BYU student Thomas Andrews said he appreciates that the martial art is so practical and likes the idea of being able to defend himself if he had to. Andrews attends the club meetings on Tuesday nights as both a form of exercise and self-defense.

“I would prefer not to get beat up or killed, and this is one way to reduce the risk of that,” Andrews said.

Johnson said, in regards to learning self-defense, his first tip is to look for instruction and answers in many places. “There’s no such thing as a one-size-fits-all,” he said.

Many martial arts advertise themselves as self-defense, but Johnson recommends thinking about specific situations and finding a place that will teach practical applications for those situations. He also recommended exploring other varieties of martial art.

Johnson said he cross-trains in boxing, Jiu Jitsu and Muay Thai. “Don’t limit yourself to one instructor’s ideas,” he said.

Johnson also advised individuals to be active in the learning process.

“Understand that if you want to learn to defend yourself, you can’t do that from a couch,” Johnson said.

Huth said effort is a common misconception in learning self-defense.

“Sometimes people will do a one-time self-defense class for like 30 minutes, and then they think they’re Jason Borne,” Huth said. He compared it to someone playing basketball for 30 minutes and thinking they can play for BYU’s basketball team.

Huth’s top tip is to learn prevention first. He said there are two aspects: de-escalation and awareness. With de-escalation, Huth simply recommends avoiding fighting if possible.

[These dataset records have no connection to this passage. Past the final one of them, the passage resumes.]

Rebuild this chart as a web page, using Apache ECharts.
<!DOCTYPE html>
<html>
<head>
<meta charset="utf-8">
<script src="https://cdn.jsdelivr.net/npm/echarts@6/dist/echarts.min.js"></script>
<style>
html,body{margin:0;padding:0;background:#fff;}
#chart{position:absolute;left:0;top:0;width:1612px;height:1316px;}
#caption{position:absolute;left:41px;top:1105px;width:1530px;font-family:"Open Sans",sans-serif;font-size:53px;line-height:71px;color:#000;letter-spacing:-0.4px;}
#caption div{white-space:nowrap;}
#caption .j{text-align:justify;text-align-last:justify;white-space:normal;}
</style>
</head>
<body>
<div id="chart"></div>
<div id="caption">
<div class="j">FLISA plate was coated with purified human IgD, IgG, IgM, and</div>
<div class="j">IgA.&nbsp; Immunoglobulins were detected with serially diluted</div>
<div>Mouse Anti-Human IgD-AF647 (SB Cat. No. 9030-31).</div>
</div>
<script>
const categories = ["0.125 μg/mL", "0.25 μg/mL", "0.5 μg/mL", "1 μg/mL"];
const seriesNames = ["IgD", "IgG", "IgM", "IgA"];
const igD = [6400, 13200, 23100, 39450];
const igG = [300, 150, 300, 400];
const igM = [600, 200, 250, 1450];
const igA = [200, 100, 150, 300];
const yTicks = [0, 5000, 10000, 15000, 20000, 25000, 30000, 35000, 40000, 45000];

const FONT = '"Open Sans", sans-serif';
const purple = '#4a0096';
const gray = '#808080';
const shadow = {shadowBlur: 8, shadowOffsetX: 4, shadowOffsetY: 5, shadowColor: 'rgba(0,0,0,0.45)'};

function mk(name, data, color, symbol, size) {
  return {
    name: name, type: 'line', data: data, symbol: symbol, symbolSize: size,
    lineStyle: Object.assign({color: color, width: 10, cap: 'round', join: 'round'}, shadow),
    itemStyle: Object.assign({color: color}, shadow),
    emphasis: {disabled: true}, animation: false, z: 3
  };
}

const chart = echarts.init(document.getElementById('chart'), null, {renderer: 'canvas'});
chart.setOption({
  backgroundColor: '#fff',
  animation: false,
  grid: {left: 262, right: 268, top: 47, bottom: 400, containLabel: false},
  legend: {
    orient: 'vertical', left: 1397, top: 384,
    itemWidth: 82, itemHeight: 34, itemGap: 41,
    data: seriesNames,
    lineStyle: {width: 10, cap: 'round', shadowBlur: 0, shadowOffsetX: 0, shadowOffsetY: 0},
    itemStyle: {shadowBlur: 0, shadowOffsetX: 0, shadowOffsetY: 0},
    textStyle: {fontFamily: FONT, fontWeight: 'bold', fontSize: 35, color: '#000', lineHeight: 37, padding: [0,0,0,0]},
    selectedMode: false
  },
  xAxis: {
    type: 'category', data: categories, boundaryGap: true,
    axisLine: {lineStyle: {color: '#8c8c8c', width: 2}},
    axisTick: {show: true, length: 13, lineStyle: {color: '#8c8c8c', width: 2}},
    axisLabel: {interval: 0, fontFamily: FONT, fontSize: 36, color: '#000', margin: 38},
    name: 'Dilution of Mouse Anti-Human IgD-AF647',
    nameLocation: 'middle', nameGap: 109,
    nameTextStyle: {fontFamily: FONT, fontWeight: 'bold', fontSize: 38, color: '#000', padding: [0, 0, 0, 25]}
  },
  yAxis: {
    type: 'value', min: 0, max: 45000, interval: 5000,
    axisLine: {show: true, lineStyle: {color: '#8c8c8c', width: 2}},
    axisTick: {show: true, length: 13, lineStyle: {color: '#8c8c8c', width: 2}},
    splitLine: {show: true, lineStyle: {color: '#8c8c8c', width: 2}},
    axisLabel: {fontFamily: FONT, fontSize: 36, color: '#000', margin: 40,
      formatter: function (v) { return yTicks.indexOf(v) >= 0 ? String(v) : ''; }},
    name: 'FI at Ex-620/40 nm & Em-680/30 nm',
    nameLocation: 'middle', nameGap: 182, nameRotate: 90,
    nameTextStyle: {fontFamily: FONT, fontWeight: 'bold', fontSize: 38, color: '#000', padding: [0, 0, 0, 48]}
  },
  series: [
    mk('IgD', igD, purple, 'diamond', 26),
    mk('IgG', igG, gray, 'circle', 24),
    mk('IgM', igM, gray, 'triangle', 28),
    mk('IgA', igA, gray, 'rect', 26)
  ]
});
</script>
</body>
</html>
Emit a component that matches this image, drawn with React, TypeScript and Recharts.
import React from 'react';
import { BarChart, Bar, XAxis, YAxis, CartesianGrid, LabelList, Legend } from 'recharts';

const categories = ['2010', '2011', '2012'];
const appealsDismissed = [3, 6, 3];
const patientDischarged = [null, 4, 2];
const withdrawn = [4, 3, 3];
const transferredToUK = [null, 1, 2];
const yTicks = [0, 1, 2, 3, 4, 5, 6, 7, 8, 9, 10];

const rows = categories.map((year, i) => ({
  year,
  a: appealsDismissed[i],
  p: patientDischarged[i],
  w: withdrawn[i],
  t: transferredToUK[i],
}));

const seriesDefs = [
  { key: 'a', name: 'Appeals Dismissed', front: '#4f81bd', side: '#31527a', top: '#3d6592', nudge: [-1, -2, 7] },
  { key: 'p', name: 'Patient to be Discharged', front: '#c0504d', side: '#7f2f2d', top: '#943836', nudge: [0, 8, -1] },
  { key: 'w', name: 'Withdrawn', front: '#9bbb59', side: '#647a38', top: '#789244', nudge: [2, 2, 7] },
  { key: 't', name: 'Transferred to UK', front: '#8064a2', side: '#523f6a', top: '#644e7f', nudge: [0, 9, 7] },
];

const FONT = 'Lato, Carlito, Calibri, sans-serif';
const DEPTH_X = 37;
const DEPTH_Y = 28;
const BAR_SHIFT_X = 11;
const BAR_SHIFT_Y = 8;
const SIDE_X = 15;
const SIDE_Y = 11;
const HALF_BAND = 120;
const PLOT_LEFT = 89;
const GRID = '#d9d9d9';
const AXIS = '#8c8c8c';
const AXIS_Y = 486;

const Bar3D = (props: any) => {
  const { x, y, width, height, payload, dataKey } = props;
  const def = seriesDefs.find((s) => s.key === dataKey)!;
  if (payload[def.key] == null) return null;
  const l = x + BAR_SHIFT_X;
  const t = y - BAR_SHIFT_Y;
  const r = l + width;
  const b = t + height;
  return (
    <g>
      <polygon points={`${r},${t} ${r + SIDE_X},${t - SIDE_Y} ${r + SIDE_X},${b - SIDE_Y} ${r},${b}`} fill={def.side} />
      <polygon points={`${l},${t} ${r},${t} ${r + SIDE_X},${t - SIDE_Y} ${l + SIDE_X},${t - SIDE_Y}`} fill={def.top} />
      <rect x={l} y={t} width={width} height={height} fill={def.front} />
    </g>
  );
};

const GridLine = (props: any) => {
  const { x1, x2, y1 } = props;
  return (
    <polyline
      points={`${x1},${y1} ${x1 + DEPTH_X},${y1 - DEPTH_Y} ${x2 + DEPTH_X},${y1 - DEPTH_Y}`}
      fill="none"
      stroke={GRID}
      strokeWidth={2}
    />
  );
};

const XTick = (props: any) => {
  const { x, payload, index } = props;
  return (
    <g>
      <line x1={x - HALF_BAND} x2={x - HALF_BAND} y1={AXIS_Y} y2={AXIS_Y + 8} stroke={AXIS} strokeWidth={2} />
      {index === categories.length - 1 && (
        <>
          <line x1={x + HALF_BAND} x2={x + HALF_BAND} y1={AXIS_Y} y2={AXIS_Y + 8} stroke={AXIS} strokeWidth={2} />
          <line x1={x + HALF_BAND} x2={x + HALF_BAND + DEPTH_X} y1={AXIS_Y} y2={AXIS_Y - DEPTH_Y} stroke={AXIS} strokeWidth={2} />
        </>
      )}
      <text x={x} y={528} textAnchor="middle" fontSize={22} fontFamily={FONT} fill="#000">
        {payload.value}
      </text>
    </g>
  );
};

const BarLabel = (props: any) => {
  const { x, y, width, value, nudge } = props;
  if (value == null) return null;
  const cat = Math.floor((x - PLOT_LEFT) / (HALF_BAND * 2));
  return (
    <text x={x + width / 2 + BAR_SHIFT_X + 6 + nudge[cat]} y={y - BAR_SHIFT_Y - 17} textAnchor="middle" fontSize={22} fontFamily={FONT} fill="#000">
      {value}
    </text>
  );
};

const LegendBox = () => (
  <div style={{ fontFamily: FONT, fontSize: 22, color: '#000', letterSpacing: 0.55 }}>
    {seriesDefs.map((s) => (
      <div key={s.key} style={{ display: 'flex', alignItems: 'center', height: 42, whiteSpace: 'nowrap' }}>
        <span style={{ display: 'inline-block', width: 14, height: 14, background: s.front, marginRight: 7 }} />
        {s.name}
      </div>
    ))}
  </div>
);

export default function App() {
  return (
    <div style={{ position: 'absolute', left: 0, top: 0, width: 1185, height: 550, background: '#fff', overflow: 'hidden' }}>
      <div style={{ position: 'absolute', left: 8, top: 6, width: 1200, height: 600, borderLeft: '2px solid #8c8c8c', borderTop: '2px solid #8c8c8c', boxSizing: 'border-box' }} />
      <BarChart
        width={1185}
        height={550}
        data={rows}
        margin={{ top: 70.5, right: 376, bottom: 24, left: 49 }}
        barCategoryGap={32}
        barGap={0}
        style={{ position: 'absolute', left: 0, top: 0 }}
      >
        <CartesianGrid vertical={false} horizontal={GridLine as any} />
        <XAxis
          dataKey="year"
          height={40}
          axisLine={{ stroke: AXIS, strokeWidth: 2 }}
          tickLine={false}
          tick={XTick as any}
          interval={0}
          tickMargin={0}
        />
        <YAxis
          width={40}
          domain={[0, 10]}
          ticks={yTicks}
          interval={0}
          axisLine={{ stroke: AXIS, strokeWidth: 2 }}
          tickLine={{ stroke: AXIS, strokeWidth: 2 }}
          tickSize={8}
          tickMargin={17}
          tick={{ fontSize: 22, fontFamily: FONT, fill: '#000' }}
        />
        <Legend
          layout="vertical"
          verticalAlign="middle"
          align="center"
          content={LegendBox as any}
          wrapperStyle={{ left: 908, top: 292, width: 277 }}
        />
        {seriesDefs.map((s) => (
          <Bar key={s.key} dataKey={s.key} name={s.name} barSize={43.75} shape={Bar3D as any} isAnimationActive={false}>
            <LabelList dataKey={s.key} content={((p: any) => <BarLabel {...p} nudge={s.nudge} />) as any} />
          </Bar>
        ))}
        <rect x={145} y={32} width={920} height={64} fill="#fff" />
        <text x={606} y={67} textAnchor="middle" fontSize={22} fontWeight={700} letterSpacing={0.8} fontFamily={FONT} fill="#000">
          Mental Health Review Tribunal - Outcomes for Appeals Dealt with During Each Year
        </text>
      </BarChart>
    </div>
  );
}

“This happens a lot with people who maybe feel like they have something to prove,” Huth said. “You don’t need to fight people to prove who’s boss.”

He said, however, even if individuals want to avoid a fight, there might be people who want to do bad things. Huth’s second piece of advice is for an individual to always be aware of their surroundings.

He compared this tip to defensive driving — looking up from a phone and being aware of those around.

“Don’t be an easy target,” Huth said.